Gwen is the 2016 Olympic Gold Medalist in triathlon and I am her mother. I fed her for many years, but when she married Patrick Lemieux, he became her full-time chef. He supplied nutrition in the years leading up to 2016 and still does now as she trains with the Bowerman Track Club. My visits give Patrick a break from his duties as chef, housekeeper, and stay-at-home-dad.

A typical day

Breakfast

At six a.m. on a recent visit, Stanley stamped his feet and squealed siren noises from the second floor. I got busy heating water for Gwen’s tea. Soon she and Stanley appeared in the kitchen.

“Morning, Mom.”

“Hi, honey.”

She propped Stanley, in his snowflake fleece sleeper, on the counter. “Eggs or oats, Stan?”

He chose eggs, so I put a pan on the stove to heat.

Except for Stanley, everyone in the house was on their own for breakfast. Patrick made a large pot of coffee to share, and the cupboard and fridge held plenty of oats, yogurt, fruit, and nuts.

Gwen’s go-to morning meal is a cup of oats, presoaked overnight on the counter. Some mornings, she adds banana slices, cooks, and then tops with fruit and nuts. Other days, she cooks the oats without banana and adds a poached egg.

Lunch

Almost every day, Gwen requested a lunch of salad plus a carbohydrate like rice or potato.

One day, I prepped a salad of baby spinach topped with grape tomatoes, celery, cucumber, red and yellow pepper, red onion, and feta. It’s a salad Patrick makes too, topped with olive oil and balsamic.

When Gwen saw the salad, the first thing said was, “Mom, can you do a different dressing?” Over the week, her request became a theme. She craved variety. Even with the same basic ingredients, each cook produces a different result. I made a note to switch up my dressings each day.

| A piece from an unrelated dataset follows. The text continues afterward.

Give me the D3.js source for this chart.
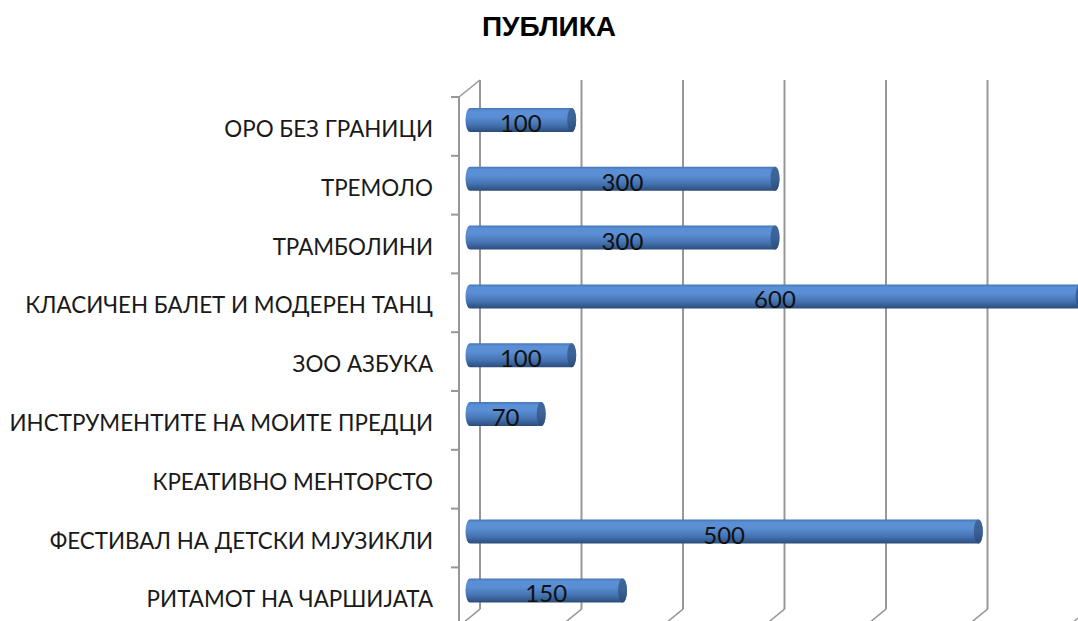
<!DOCTYPE html>
<html>
<head>
<meta charset="utf-8">
<script src="https://cdn.jsdelivr.net/npm/d3@7"></script>
<style>
  body { margin: 0; background: #fff; }
  svg { display: block; }
</style>
</head>
<body>
<div id="chart"></div>
<script>
// ПУБЛИКА - 3d cylinder bar chart, one series
var categories = [
  "ОРО БЕЗ ГРАНИЦИ",
  "ТРЕМОЛО",
  "ТРАМБОЛИНИ",
  "КЛАСИЧЕН БАЛЕТ И МОДЕРЕН ТАНЦ",
  "ЗОО АЗБУКА",
  "ИНСТРУМЕНТИТЕ НА МОИТЕ ПРЕДЦИ",
  "КРЕАТИВНО МЕНТОРСТО",
  "ФЕСТИВАЛ НА ДЕТСКИ МЈУЗИКЛИ",
  "РИТАМОТ НА ЧАРШИЈАТА"
];
var values = [100, 300, 300, 600, 100, 70, null, 500, 150];
var gridTicks = [0, 100, 200, 300, 400, 500, 600];
var title = "ПУБЛИКА";

var width = 1078, height = 621;
var depthX = -21, depthY = 17;      // back wall -> front edge offset
var barH = 24, capRx = 4.5;

var svg = d3.select("#chart").append("svg")
    .attr("width", width)
    .attr("height", height);

// scales: back wall grid and bars (bars sit mid-depth)
var xGrid = d3.scaleLinear().domain([0, 600]).range([480, 1089]);
var xBar = d3.scaleLinear().domain([0, 600]).range([470, 1080]);
var y = d3.scaleBand().domain(categories).range([97, 97 + 9 * 58.8]);

var defs = svg.append("defs");
var grad = defs.append("linearGradient")
    .attr("id", "cyl").attr("x1", 0).attr("y1", 0).attr("x2", 0).attr("y2", 1);
[[0, "#4676b3"], [0.12, "#5a8fd6"], [0.35, "#5b8fd5"], [0.7, "#4674b2"], [0.9, "#335a8f"], [1, "#2b4c7a"]]
  .forEach(function(s) { grad.append("stop").attr("offset", s[0]).attr("stop-color", s[1]); });
var capGrad = defs.append("linearGradient")
    .attr("id", "cap").attr("x1", 0).attr("y1", 0).attr("x2", 0).attr("y2", 1);
[[0, "#3f679c"], [0.5, "#3a6296"], [1, "#2c4c78"]]
  .forEach(function(s) { capGrad.append("stop").attr("offset", s[0]).attr("stop-color", s[1]); });

// title
svg.append("text")
    .attr("x", 549).attr("y", 36)
    .attr("text-anchor", "middle")
    .style("font-family", "'Liberation Sans', Arial, sans-serif")
    .style("font-weight", "bold")
    .style("font-size", "28px")
    .text(title);

var gridColor = "#979797";
var gridTop = 80, gridBottom = y.range()[1] - depthY;

// back wall gridlines + floor diagonals
var grid = svg.append("g");
gridTicks.forEach(function(t) {
  grid.append("line")
      .attr("x1", xGrid(t)).attr("x2", xGrid(t))
      .attr("y1", gridTop).attr("y2", gridBottom)
      .attr("stroke", gridColor).attr("stroke-width", 2);
  grid.append("line")
      .attr("x1", xGrid(t)).attr("x2", xGrid(t) + depthX)
      .attr("y1", gridBottom).attr("y2", gridBottom + depthY)
      .attr("stroke", gridColor).attr("stroke-width", 1.5);
});

// front category axis
var axisX = xGrid(0) + depthX;
grid.append("line")
    .attr("x1", axisX).attr("x2", axisX)
    .attr("y1", y.range()[0]).attr("y2", y.range()[1])
    .attr("stroke", gridColor).attr("stroke-width", 2);
grid.append("line")
    .attr("x1", axisX).attr("x2", xGrid(0))
    .attr("y1", y.range()[0]).attr("y2", gridTop)
    .attr("stroke", gridColor).attr("stroke-width", 1.5);
categories.forEach(function(c) {
  grid.append("line")
      .attr("x1", axisX - 8).attr("x2", axisX)
      .attr("y1", y(c)).attr("y2", y(c))
      .attr("stroke", gridColor).attr("stroke-width", 2);
});

// category labels
svg.append("g").selectAll("text")
    .data(categories)
  .enter().append("text")
    .attr("x", 433)
    .attr("y", function(d) { return y(d) + 40; })
    .attr("text-anchor", "end")
    .style("font-family", "Lato, 'Open Sans', sans-serif")
    .style("font-size", "22.4px")
    .attr("fill", "#1a1a1a")
    .text(function(d) { return d; });

// bars
var data = categories.map(function(c, i) { return { cat: c, val: values[i] }; })
    .filter(function(d) { return d.val != null; });

var bars = svg.append("g").selectAll("g")
    .data(data)
  .enter().append("g");

function bodyPath(d) {
  var x0 = xBar(0), x1 = xBar(d.val);
  var yt = y(d.cat) + 11, yb = yt + barH, ry = barH / 2;
  return "M" + x0 + "," + yt + " L" + x1 + "," + yt +
    " A" + capRx + "," + ry + " 0 0 1 " + x1 + "," + yb +
    " L" + x0 + "," + yb +
    " A" + capRx + "," + ry + " 0 0 1 " + x0 + "," + yt + "Z";
}

bars.append("path")
    .attr("d", bodyPath)
    .attr("fill", "url(#cyl)");

bars.append("ellipse")
    .attr("cx", function(d) { return xBar(d.val); })
    .attr("cy", function(d) { return y(d.cat) + 11 + barH / 2; })
    .attr("rx", capRx)
    .attr("ry", barH / 2)
    .attr("fill", "url(#cap)");

// value labels
bars.append("text")
    .attr("x", function(d) { return (xBar(0) + xBar(d.val)) / 2; })
    .attr("y", function(d) { return y(d.cat) + 35; })
    .attr("text-anchor", "middle")
    .style("font-family", "Lato, 'Open Sans', sans-serif")
    .style("font-size", "24px")
    .attr("fill", "#111")
    .text(function(d) { return d.val; });
</script>
</body>
</html>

This time, I whisked ⅓ cup olive oil with ¼ cup red wine vinegar and a teaspoon of coarse brown mustard. She devoured the salad.

Dinner

Cooking is more satisfying when I prepare to requests. So, after lunch, we discussed dinner options and agreed on sweet potatoes, cooked low and slow until caramelized; and pan-fried sausages. In the fridge, a bag of brussels sprouts needed to be used and when I suggested shaving them for salad, Gwen jumped at the idea. She had been eating them roasted—and once again, she yearned for variety.

The salad was an easy mix of shaved brussels sprouts, spring lettuce mix, onion, and grape tomatoes; tossed with a dressing of lemon juice, olive oil, salt, and pepper; topped with parmesan cheese and toasted sliced almonds.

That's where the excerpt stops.